Que dire à mes amis kabyles d'Annaba et d'El-Bayadh, de Tam et de Djelfa, de Tébessa et de Tlemcen, qui n'ont jamais ressenti la moindre inquiétude dans leur vie et dont les parents et, parfois, les arrière- grands-parents, ont quitté leur Kabylie natale, pour vivre ailleurs, dans leur pays, parmi les leurs ? Faudra-t-il leur délivrer un passeport pour qu'ils aillent, en pèlerinage, dans le bled d'origine de leurs ancêtres ? Et moi, quel air aurais-je quand l'envie d'aller faire un tour à Thaïs, pour une bouffée d'oxygène made in Mokhtar, me prendra ou quand l'appel du Djurdjura montera de mes entrailles ? Me faire délivrer un passeport ? Et pourquoi pas un visa ? Si vous faites ça, je vous jure, sur mon honneur, que je serai le premier «harrag» à débarquer sur ces rivages bien aimés... 

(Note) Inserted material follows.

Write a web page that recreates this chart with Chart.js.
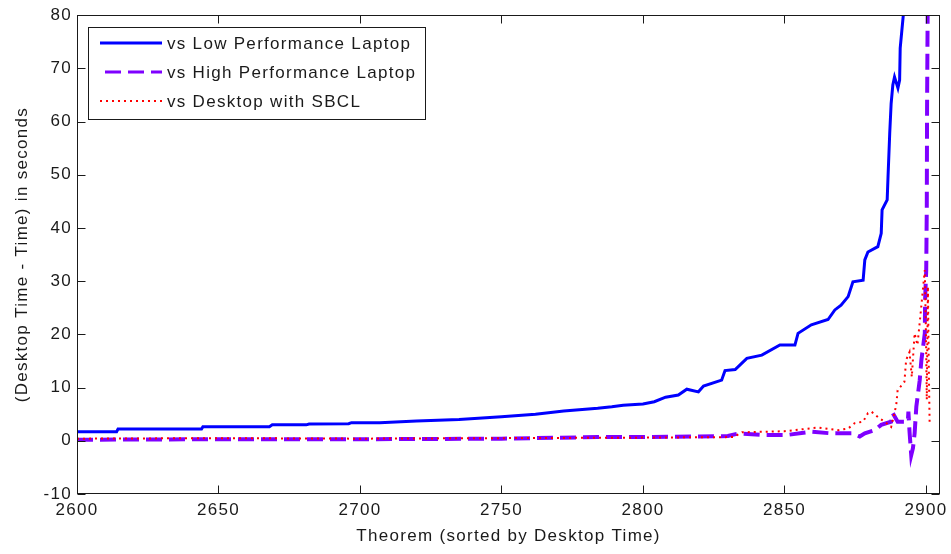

J'ai ouvert mes yeux dans un village où Nana Aldjia originaire de Aïn-el-Hammam a été ma seconde maman. Les Kabyles, les Soufis, les Mozabites, les Ferdjiouas, les Djijeliens, les Ouled Darradj, les Ouled Naïls, les berbérophones et les arabophones ont vécu en parfaite harmonie, ici, sur les terres numides. Que dire demain à nos pères ? Que dire à l'histoire lointaine et proche ? Et que répondre aux questions cruciales de l'avenir ?
M. F.

(*) Chronique (raccourcie ici) publiée le 6 août 2015 in Le Soir d'Algérie.